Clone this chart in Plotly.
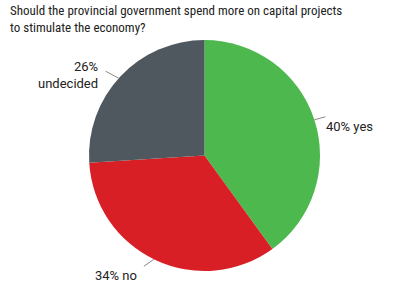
import plotly.graph_objects as go
import math

labels = ["yes", "no", "undecided"]
values = [40, 34, 26]
colors = ["#4db84e", "#d91f26", "#4f585e"]
label_text = ["40% yes", "34% no", "26%<br>undecided"]

W, H = 397, 305
cx, cy, r = 204.5, 155.5, 115.5

fig = go.Figure(go.Pie(
    labels=labels, values=values, sort=False, direction="clockwise", rotation=0,
    marker=dict(colors=colors, line=dict(width=0)), textinfo="none", hoverinfo="label+percent",
    domain=dict(x=[(cx - r) / W, (cx + r) / W], y=[1 - (cy + r) / H, 1 - (cy - r) / H]),
    showlegend=False,
))

# leader lines: edge angle (deg, clockwise from top), leader offset, text offset, anchors
leaders = {
    "yes": (72, (11, -3), (-1, 10), "left", "middle"),
    "no": (206, (-10, 7), (-5, 0), "right", "top"),
    "undecided": (312, (-13, -7), (-6, 4), "right", "middle"),
}
for lab, txt in zip(labels, label_text):
    a_deg, (dx, dy), (tx, ty), xa, ya = leaders[lab]
    a = math.radians(a_deg)
    ex = cx + r * math.sin(a)
    ey = cy - r * math.cos(a)
    fig.add_shape(type="line", x0=ex / W, y0=1 - ey / H, x1=(ex + dx) / W, y1=1 - (ey + dy) / H,
                  xref="paper", yref="paper", line=dict(color="#888", width=1))
    fig.add_annotation(x=(ex + dx + tx) / W, y=1 - (ey + dy + ty) / H,
                       xref="paper", yref="paper", text=txt, showarrow=False,
                       xanchor=xa, yanchor=ya, align="right" if xa == "right" else "left",
                       font=dict(size=13, color="#222", family="Roboto"))

fig.add_annotation(
    x=8 / W, y=1 - 1 / H, xref="paper", yref="paper", xanchor="left", yanchor="top",
    text="Should the provincial government spend more on capital projects<br>to stimulate the economy?",
    showarrow=False, align="left",
    font=dict(size=13, color="#222", family="Liberation Sans Narrow, Roboto Condensed, Roboto"),
)

fig.update_layout(
    width=W, height=H, margin=dict(l=0, r=0, t=0, b=0),
    paper_bgcolor="white", plot_bgcolor="white",
)
fig.write_html("out.html")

** Task **
Write out the lines from the start of the material to the line with "cx, cy, r = 204.5, 155.5, 115.5", inclusive and exactly. Skip the pictures.

** Final result **
Clone this chart in Plotly.
import plotly.graph_objects as go
import math

labels = ["yes", "no", "undecided"]
values = [40, 34, 26]
colors = ["#4db84e", "#d91f26", "#4f585e"]
label_text = ["40% yes", "34% no", "26%<br>undecided"]

W, H = 397, 305
cx, cy, r = 204.5, 155.5, 115.5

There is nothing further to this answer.